--- Recorded data ---

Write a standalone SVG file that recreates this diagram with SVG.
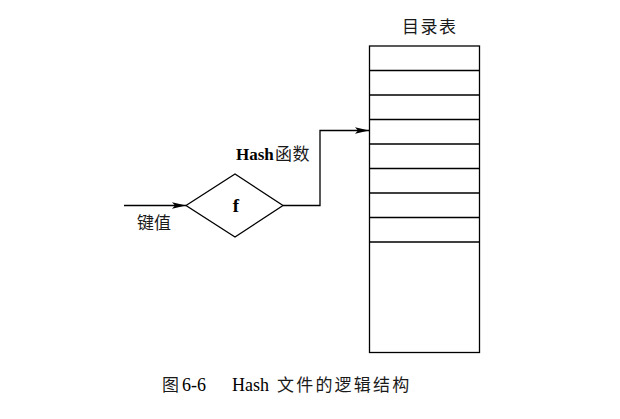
<svg xmlns="http://www.w3.org/2000/svg" width="620" height="419" viewBox="0 0 620 419">
<style>
.ln{fill:none;stroke:#000;stroke-width:1.3}
.t{font-family:"Liberation Serif","Noto Sans CJK SC",serif;fill:#000}
.c{font-family:"Noto Sans CJK SC","Liberation Serif",serif;fill:#1a1a1a;font-size:17px}
</style>
<defs>
<marker id="ah" markerWidth="14" markerHeight="8" refX="14" refY="4" orient="auto" markerUnits="userSpaceOnUse">
<path d="M0,0.8 L14,4 L0,7.2 L3,4 Z" fill="#000"/>
</marker>
</defs>
<rect width="620" height="419" fill="#fff"/>
<g id="connectors">
<path class="ln" d="M124,205.5 L186,205.5" marker-end="url(#ah)"/>
<path class="ln" d="M283,205.5 L320,205.5 L320,130.5 L369,130.5" marker-end="url(#ah)"/>
</g>
<g id="hash">
<polygon class="ln" points="186,205.5 235,174 283,205.5 235,237"/>
<text class="t" x="236" y="212" font-size="19" font-weight="bold" text-anchor="middle">f</text>
<text class="t" x="236" y="160" font-size="17" font-weight="bold">Hash<tspan class="c" font-weight="normal" x="275" font-size="16" letter-spacing="0.5">函数</tspan></text>
</g>
<g id="key">
<text class="c" x="137" y="229">键值</text>
</g>
<g id="table">
<text class="c" x="402" y="33" letter-spacing="1.5">目录表</text>
<rect class="ln" x="369.5" y="46" width="110" height="306.5"/>
<path class="ln" d="M369.5,70.5H479.5M369.5,95H479.5M369.5,119.5H479.5M369.5,144H479.5M369.5,168.5H479.5M369.5,193H479.5M369.5,217.5H479.5M369.5,242H479.5"/>
</g>
<g id="caption">
<text class="c" x="162" y="391">图</text>
<text class="t" x="182" y="391" font-size="18">6-6</text>
<text class="t" x="232" y="391" font-size="18">Hash</text>
<text class="c" x="277" y="391" letter-spacing="2.2">文件的逻辑结构</text>
</g>
</svg>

---

■ Instructions to follow
Reproduce all of the material above word for word. Omit the pictures.

■ Solution for this problem
Write a standalone SVG file that recreates this diagram with SVG.
<svg xmlns="http://www.w3.org/2000/svg" width="620" height="419" viewBox="0 0 620 419">
<style>
.ln{fill:none;stroke:#000;stroke-width:1.3}
.t{font-family:"Liberation Serif","Noto Sans CJK SC",serif;fill:#000}
.c{font-family:"Noto Sans CJK SC","Liberation Serif",serif;fill:#1a1a1a;font-size:17px}
</style>
<defs>
<marker id="ah" markerWidth="14" markerHeight="8" refX="14" refY="4" orient="auto" markerUnits="userSpaceOnUse">
<path d="M0,0.8 L14,4 L0,7.2 L3,4 Z" fill="#000"/>
</marker>
</defs>
<rect width="620" height="419" fill="#fff"/>
<g id="connectors">
<path class="ln" d="M124,205.5 L186,205.5" marker-end="url(#ah)"/>
<path class="ln" d="M283,205.5 L320,205.5 L320,130.5 L369,130.5" marker-end="url(#ah)"/>
</g>
<g id="hash">
<polygon class="ln" points="186,205.5 235,174 283,205.5 235,237"/>
<text class="t" x="236" y="212" font-size="19" font-weight="bold" text-anchor="middle">f</text>
<text class="t" x="236" y="160" font-size="17" font-weight="bold">Hash<tspan class="c" font-weight="normal" x="275" font-size="16" letter-spacing="0.5">函数</tspan></text>
</g>
<g id="key">
<text class="c" x="137" y="229">键值</text>
</g>
<g id="table">
<text class="c" x="402" y="33" letter-spacing="1.5">目录表</text>
<rect class="ln" x="369.5" y="46" width="110" height="306.5"/>
<path class="ln" d="M369.5,70.5H479.5M369.5,95H479.5M369.5,119.5H479.5M369.5,144H479.5M369.5,168.5H479.5M369.5,193H479.5M369.5,217.5H479.5M369.5,242H479.5"/>
</g>
<g id="caption">
<text class="c" x="162" y="391">图</text>
<text class="t" x="182" y="391" font-size="18">6-6</text>
<text class="t" x="232" y="391" font-size="18">Hash</text>
<text class="c" x="277" y="391" letter-spacing="2.2">文件的逻辑结构</text>
</g>
</svg>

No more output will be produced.